Entonces, para entender la propuesta del suizo-salvadoreño y su diálogo con Goeritz conviene concentrarse en las ideas. Repasemos, pues, algunos de los conceptos antes enunciados, además de otros que no pueden faltar cuando hablamos del arquitecto mexicano: voz, religión, eco. En todos los ámbitos de la creación de Goeritz la presencia divina es irrenunciable: he mencionado en otro texto que el Museo del Eco es la catedral de la arquitectura emocional y no me desdigo.
Cuando el dios bíblico creó la totalidad de las cosas lo hizo a través de la palabra y nosotros, todo lo que conocemos, no es sino la repetición, el eco, de esa voz original. Los templos son la proyección terrenal del mundo celeste; así, el Eco, planteado como un edificio espiritual, obedece a esa misma lógica de conexión de lo divino y lo profano: de repetición en un plano de lo que hay en otro. El Eco es eco de la esfera divina; la obra de Nova es, por lo tanto, un eco del Eco.
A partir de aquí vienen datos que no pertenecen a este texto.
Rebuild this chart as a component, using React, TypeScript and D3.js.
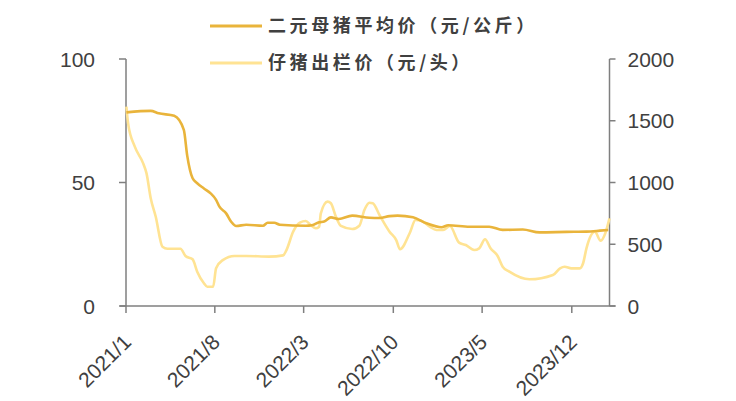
import React from "react";
import * as d3 from "d3";

const sowDates = ["2021-01-02","2021-03-01","2021-03-20","2021-04-26","2021-05-19","2021-05-27","2021-06-09","2021-06-20","2021-07-06","2021-07-22","2021-08-04","2021-08-12","2021-08-28","2021-09-09","2021-09-21","2021-10-15","2021-11-24","2021-12-05","2021-12-21","2022-01-03","2022-03-06","2022-03-21","2022-04-07","2022-04-19","2022-05-05","2022-05-24","2022-06-25","2022-08-05","2022-08-29","2022-09-22","2022-10-11","2022-11-17","2022-12-19","2023-01-24","2023-02-09","2023-04-01","2023-05-18","2023-06-19","2023-08-06","2023-09-15","2023-11-18","2024-01-05","2024-02-06","2024-02-26"];
const sowValues = [78.4,79,78,77,71.3,61,51.7,49.7,47.6,45.6,43,40.2,37.5,34.1,32.4,32.9,32.5,33.7,33.7,32.9,32.5,32.7,33.9,34.2,35.9,35.2,36.6,35.7,35.6,36.4,36.6,35.9,33.5,31.9,32.7,32.1,32.1,30.8,31.0,29.8,30,30.1,30.5,30.8];

const pigletDates = ["2021-01-02","2021-01-06","2021-01-22","2021-02-11","2021-02-19","2021-03-01","2021-03-13","2021-03-29","2021-04-10","2021-05-11","2021-05-23","2021-06-09","2021-06-20","2021-07-06","2021-07-14","2021-07-28","2021-08-04","2021-08-20","2021-09-17","2021-10-15","2021-12-09","2022-01-11","2022-01-19","2022-02-04","2022-02-20","2022-03-06","2022-03-18","2022-03-30","2022-04-07","2022-04-11","2022-04-27","2022-05-05","2022-05-17","2022-05-29","2022-06-25","2022-07-12","2022-07-24","2022-08-05","2022-08-13","2022-08-29","2022-09-22","2022-10-08","2022-10-17","2022-11-09","2022-11-23","2022-12-07","2022-12-27","2023-01-12","2023-01-28","2023-02-13","2023-03-07","2023-03-23","2023-04-12","2023-04-24","2023-05-08","2023-05-21","2023-06-07","2023-06-19","2023-07-05","2023-08-22","2023-10-17","2023-11-03","2023-11-14","2023-11-30","2023-12-20","2023-12-28","2024-01-05","2024-01-25","2024-02-08","2024-02-19","2024-02-29"];
const pigletValues = [1614,1479,1290,1155,1074,872,723,480,464,464,405,378,278,184,156,156,305,372,405,405,400,410,453,602,675,688,656,629,642,750,845,832,723,648,623,650,777,836,832,737,602,534,459,589,696,691,642,615,615,648,513,494,453,467,540,467,405,318,278,216,251,305,318,305,305,346,467,602,529,589,710];

const xTickLabels = ["2021/1","2021/8","2022/3","2022/10","2023/5","2023/12"];
const leftTicks = [0, 50, 100];
const rightTicks = [0, 500, 1000, 1500, 2000];
const legendLabels = ["二元母猪平均价（元/公斤）", "仔猪出栏价（元/头）"];

const W = 736, H = 401;
const M = { left: 126, right: 609.5, top: 59, bottom: 306 };
const SOW = "#E9B43B";
const PIG = "#FFE393";
const AXIS = "#7f7f7f";
const TXT = "#404040";

const parse = d3.timeParse("%Y-%m-%d");
const tickParse = d3.timeParse("%Y/%m");

export default function App() {
  const x = d3.scaleTime().domain([parse("2021-01-01")!, parse("2024-02-29")!]).range([M.left, M.right]);
  const yL = d3.scaleLinear().domain([0, 100]).range([M.bottom, M.top]);
  const yR = d3.scaleLinear().domain([0, 2000]).range([M.bottom, M.top]);

  const sow = sowDates.map((d, i) => ({ d: parse(d)!, v: sowValues[i] }));
  const pig = pigletDates.map((d, i) => ({ d: parse(d)!, v: pigletValues[i] }));

  const sowLine = d3.line<{ d: Date; v: number }>().x(p => x(p.d)).y(p => yL(p.v)).curve(d3.curveMonotoneX);
  const pigLine = d3.line<{ d: Date; v: number }>().x(p => x(p.d)).y(p => yR(p.v)).curve(d3.curveMonotoneX);

  const font = "Arial, 'Liberation Sans', sans-serif";
  const cjk = "'Noto Sans CJK SC', sans-serif";

  return (
    <svg width={W} height={H} style={{ position: "absolute", left: 0, top: 0 }}>
      <rect width={W} height={H} fill="#fff" />
      {/* axes */}
      <line x1={M.left} x2={M.left} y1={M.top} y2={M.bottom} stroke={AXIS} strokeWidth={1.5} />
      <line x1={M.right} x2={M.right} y1={M.top} y2={M.bottom} stroke={AXIS} strokeWidth={1.5} />
      <line x1={M.left - 6} x2={M.right + 6} y1={M.bottom} y2={M.bottom} stroke={AXIS} strokeWidth={1.5} />
      {leftTicks.map(t => (
        <g key={"l" + t}>
          <line x1={M.left - 7} x2={M.left} y1={yL(t)} y2={yL(t)} stroke={AXIS} strokeWidth={1.5} />
          <text x={M.left - 31} y={yL(t)} dy="0.36em" textAnchor="end" fontSize={21} fontFamily={font} fill={TXT}>{t}</text>
        </g>
      ))}
      {rightTicks.map(t => (
        <g key={"r" + t}>
          <line x1={M.right} x2={M.right + 6} y1={yR(t)} y2={yR(t)} stroke={AXIS} strokeWidth={1.5} />
          <text x={M.right + 18} y={yR(t)} dy="0.36em" textAnchor="start" fontSize={21} fontFamily={font} fill={TXT}>{t}</text>
        </g>
      ))}
      {xTickLabels.map(t => {
        const px = x(tickParse(t)!);
        return (
          <g key={t}>
            <line x1={px} x2={px} y1={M.bottom} y2={M.bottom + 7} stroke={AXIS} strokeWidth={1.5} />
            <text transform={`translate(${px - 4},${M.bottom + 27}) rotate(-45)`} textAnchor="end" dy="0.7em" fontSize={21} fontFamily={font} fill={TXT}>{t}</text>
          </g>
        );
      })}
      {/* lines */}
      <path d={pigLine(pig)!} fill="none" stroke={PIG} strokeWidth={2.6} strokeLinejoin="round" />
      <path d={sowLine(sow)!} fill="none" stroke={SOW} strokeWidth={2.6} strokeLinejoin="round" />
      {/* legend */}
      {legendLabels.map((l, i) => (
        <g key={l}>
          <line x1={210} x2={262} y1={26 + i * 37} y2={26 + i * 37} stroke={i === 0 ? SOW : PIG} strokeWidth={3} />
          <text x={268} y={26 + i * 37} dy="0.35em" fontSize={18} fontWeight="bold" letterSpacing={3.6} fontFamily={cjk} fill={TXT}>{l}</text>
        </g>
      ))}
    </svg>
  );
}
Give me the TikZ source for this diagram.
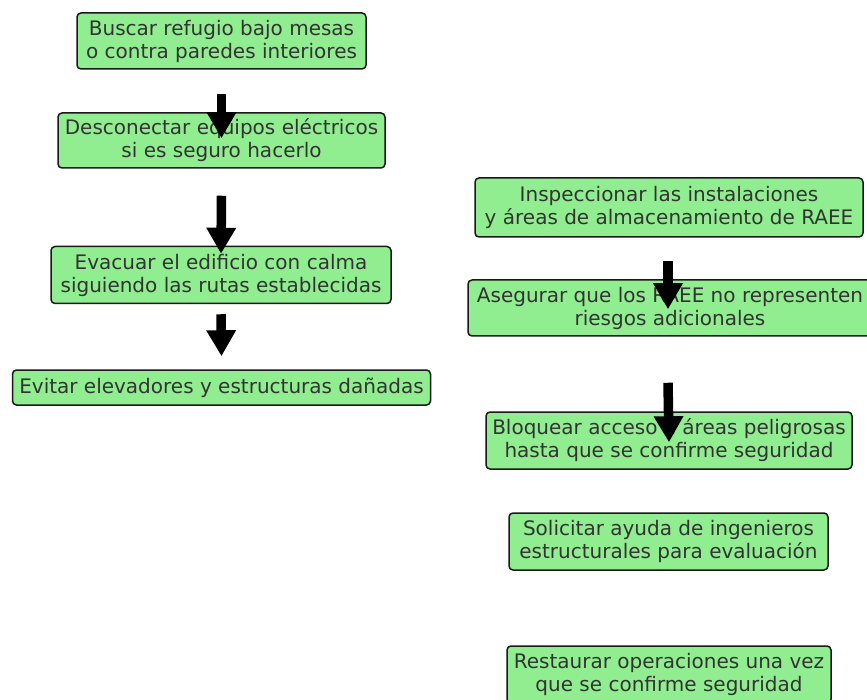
\documentclass[tikz,border=0pt]{standalone}
\usepackage{fontspec}
\setmainfont{DejaVu Sans}
\usetikzlibrary{arrows.meta}
\definecolor{boxgreen}{HTML}{90EE90}
\definecolor{boxtext}{HTML}{333333}
\tikzset{
  stepbox/.style={draw=black!90, line width=1.5pt, fill=boxgreen, rounded corners=4pt,
    inner sep=0pt, align=center, text=boxtext,
    font=\fontsize{20}{23}\selectfont},
  bigarrow/.style={line width=9.5pt, draw=black, -{Triangle[length=26pt,width=28pt]}}
}
\begin{document}
\begin{tikzpicture}[x=1pt,y=-1pt]
\useasboundingbox (0,0) rectangle (867,700);
\clip (0,0) rectangle (867,700);
\node[stepbox, minimum width=289pt, minimum height=56pt] (b1) at (221.5,41) {Buscar refugio bajo mesas\\o contra paredes interiores};
\node[stepbox, minimum width=327pt, minimum height=55pt] (b2) at (221.5,140.5) {Desconectar equipos eléctricos\\si es seguro hacerlo};
\node[stepbox, minimum width=340pt, minimum height=57pt] (b3) at (221,275) {Evacuar el edificio con calma\\siguiendo las rutas establecidas};
\node[stepbox, minimum width=418pt, minimum height=35pt] (b4) at (221.5,387.5) {Evitar elevadores y estructuras dañadas};
\node[stepbox, minimum width=388pt, minimum height=59pt] (r1) at (669,207.5) {Inspeccionar las instalaciones\\y áreas de almacenamiento de RAEE};
\node[stepbox, minimum width=404pt, minimum height=56pt] (r2) at (670,308) {Asegurar que los RAEE no representen\\riesgos adicionales};
\node[stepbox, minimum width=366pt, minimum height=57pt] (r3) at (669,440.5) {Bloquear acceso a áreas peligrosas\\hasta que se confirme seguridad};
\node[stepbox, minimum width=319pt, minimum height=57pt] (r4) at (668.5,541.5) {Solicitar ayuda de ingenieros\\estructurales para evaluación};
\node[stepbox, minimum width=324pt, minimum height=57pt] (r5) at (669,674.5) {Restaurar operaciones una vez\\que se confirme seguridad};
\draw[bigarrow] ([yshift=-24pt]b1.south) -- ([yshift=-26pt]b2.north);
\draw[bigarrow] ([yshift=-27pt]b2.south) -- ([yshift=-8pt]b3.north);
\draw[bigarrow] ([yshift=-10pt]b3.south) -- ([yshift=13pt]b4.north);
\draw[bigarrow] ([xshift=-1pt,yshift=-23pt]r1.south) -- ([xshift=-2pt,yshift=-30pt]r2.north);
\draw[bigarrow] ([xshift=-2pt,yshift=-46pt]r2.south) -- ([yshift=-31pt]r3.north);
\end{tikzpicture}
\end{document}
Esta repetición incesante de voces es lo que convierte al título de la muestra en un acierto: Eco El Eco no sólo se refiere a la conversación de Nova con Goeritz, sino a la de Goeritz con otros y de esos otros con otros, hasta el infinito. Así, la exposición se convierte en una metáfora de la creación y una exploración de los límites del lenguaje artístico, al tiempo que se apropia del sistema artístico de Goeritz: la comunión con la totalidad, o sea la aceptación de que no somos sino partículas del Universo, susurros de la Voz Infinita.
Pedro Derrant
Eco El Eco de Nils Nova se exhibe en Museo Experimental El Eco hasta el 12 de junio.